SOLUÇÃO. — Um ser mutável não pode ser julgado perfeitamente senão depois de consumado. Assim, nenhum juízo perfeito sobre a qualidade de uma ação pode ser proferido, antes de consumada, em si e nos seus efeitos. Pois, muitas ações, que parecem úteis, demonstram-se nocivas pelos seus efeitos. Semelhantemente, nenhum juízo perfeito pode ser proferido de um homem, enquanto não se lhe terminar a vida; porque pode de muitos modos mudar do bem para o mal ou vice-versa, ou do bem para o melhor, ou do mal para o pior. Donde o dizer o Apóstolo: Está decretado aos homens que morram uma vez e que depois disto se siga o juízo. Devemos, porém, saber que, embora a morte termine a vida de um homem em si mesma, contudo permanece, de certo modo, dependente do futuro.  Primeiro, por viver ainda na memória dos outros, que às vezes dele guardam uma fama boa ou má, que não corresponde à verdade. — Segundo, por perdurar nos filhos, que são como parte do pai, segundo aquilo da Escritura: Morreu o pai dele e foi como se não morresse, porque deixou depois de si um seu semelhante. E contudo, muitos que foram bons deixaram maus filhos e inversamente.  Terceiro, quanto ao efeito das suas obras; assim, o sofisma de Ari e de outros sedutores gerarão a infidelidade até ao fim do mundo, bem como até o fim progredirá a fé nascida da pregação dos Apóstolos.  Quarto, quanto ao corpo que umas vezes é dado honras e, outras, é deixado insepulto ; e contudo vem ao cabo a resolver-se de todo em cinzas.  Quinto, quanto às coisas em que o homem fixou o seu afeto, por exemplo, em certos bens temporais, dos quais uns acabam mais depressa e outros duram mais diuturnamente. Ora, todas essas coisas estão sujeitas à estimativa do juízo divino. Por onde, não podem elas todas ser perfeita e manifestamente julgadas, enquanto dura o curso desta vida. Donde a necessidade de um juízo final, no dia derradeiro, quando o que concerne a cada homem em particular, perfeitamente e de qualquer modo, será perfeita e manifestamente julgado.
 
DONDE A RESPOSTA À PRIMEIRA OBJEÇÃO.  Certos foram de opinião que nem as almas dos santos serão premiadas no céu, nem as dos condenados punidas no inferno, até o dia do juízo. O que é manifestamente falso, pelo dito do Apóstolo: Temos confiança e ansiosos queremos mais ausentar-nos do corpo e estar presentes ao Senhor; o que é já não andar por fé, mas por visão, como resulta da sequência do texto. Ora, isso é ver a Deus em essência, no que consiste a vida eterna, conforme está claro no Evangelho.
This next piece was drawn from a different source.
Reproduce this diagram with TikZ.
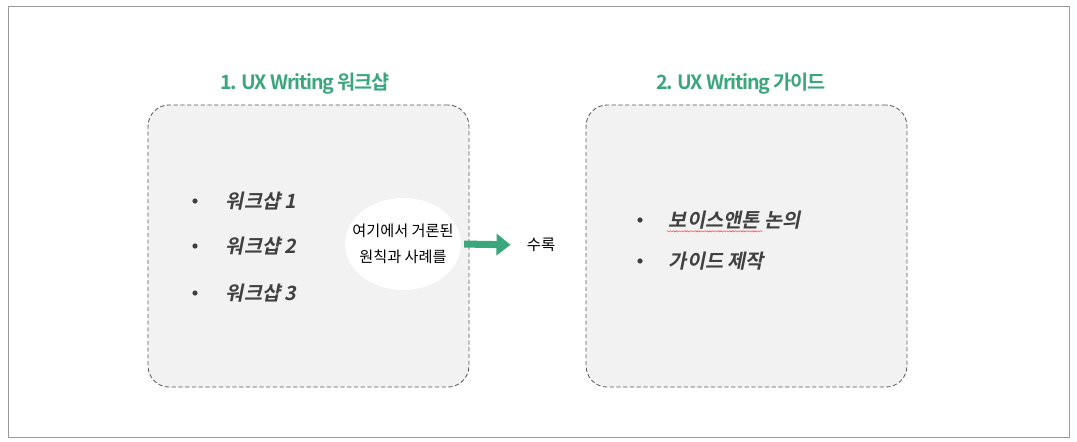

Por onde é manifesto que as almas separadas do corpo vivem na vida eterna. Donde se conclui que depois da morte, no concernente à alma, o homem está posto num estado imutável. E assim, para prêmio da alma não é necessário seja o juízo diferido para depois. Mas, como há outras causas que dizem respeito ao homem e se desenrolam em todo o decurso do tempo e que são alheias ao juízo divino, é necessário que de novo, ao fim dos tempos, sejam trazidas a juízo. Embora, pois, por elas o homem não mereça nem desmereça, contudo lhe redundam de certo modo em prêmio ou em pena. E por isso é necessário seja tudo ponderado no juízo final.
 
RESPOSTA À SEGUNDA. — Deus não julgará duas vezes a mesma causa, istoé, àmesma luz. Mas, a luzes diversas, nenhum inconveniente há em julgar ele duas vezes.
 
RESPOSTA À TERCEIRA. — Embora o prêmio ou a pena do corpo dependa do prêmio ou da pena da alma, contudo, não sendo a alma mutável, em virtude do corpo, senão por acidente, desde que estiver separada dele ficará num estado imutável e receberá então a sua sentença. Ao contrário, o corpo permanecerá mutável até ao fim dos tempos. Logo e necessàriamente, no juízo final é que há de receber o prêmio ou a pena.